Wednesday, March 5, 2014

Exo miner progress



Last week, we posted the first video of our game on to our steam greenlight page to try and drum up some more interest.  That involved the small matter of writing the code needed to output video from our engine. Fraps is OK and all but couldn't show the game off as well I wanted. First,  I had to write a system to first record user input and play it back reliably. Writing a system like this is fairly straight forward if all of the user input interaction between the OS and your framework happens in one place - you just pick off the events, add a time-stamp and save them off to a file.

  However, you have to be careful that there aren't any factors that could change the way the game plays on playback as things tend to desynchronise really easily and you'll find yourself with a video of a spaceship spasmodically twitching around, which doesn't make for very interesting viewing.  I had to go through the engine purging any references to system time, making sure all time-based calculations went through a managed 'game time' and lots of other annoying little things that were causing chaotic butterfly effects in the playback.

  Once the playback feature was working, then it was just a case of spitting out a stream of images which I could paste together in to a video. However,  there were quite a few graphical loose ends - little things that were too small to merit much attention when there were more important game-play issues to attend to but which suddenly because much more important now that we were actually going to show things off.  I get a kick out of graphics work so not spending all my time tweaking the visuals is an attempt at professionally disciplined time management.  It's been rather nice to have the excuse to make things as pretty as possible and I had a busy, productive week.

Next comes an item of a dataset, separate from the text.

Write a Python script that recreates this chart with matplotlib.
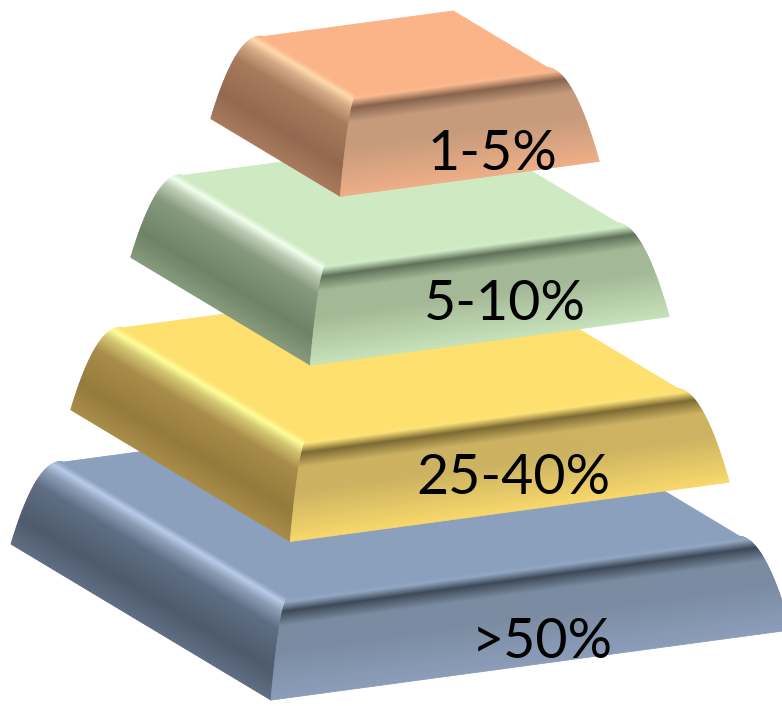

  Now we're on to the next video which will show some of the deeper game play that we're eager to show off. Again, this gives me the excuse to make things pretty and I've been replacing place-holders and polishing the textures (actually, more time was spent un-polishing them - scuffed gloss maps look nice). I've worked out a pretty good pipeline for creating assets quickly and I've added a bunch of new UV editing tools to Clayworks to help me do this - these are tasks that I've wanted to get on with for a long time but couldn't spare the time. I usually have to justify doing things I want to do to myself, like some sort of annoying internal schizophrenic producer alter-ego.
 
Refinery being modelled in ClayWorks
This was a lot of fun to model and texture.  I'm really looking forward to showing this bad boy off in the game. It's going to form part of the mining and refining mechanic in the game but more on that when we release the new video - which, now that I've got all that fiddly recording and playback code written, should be along soon!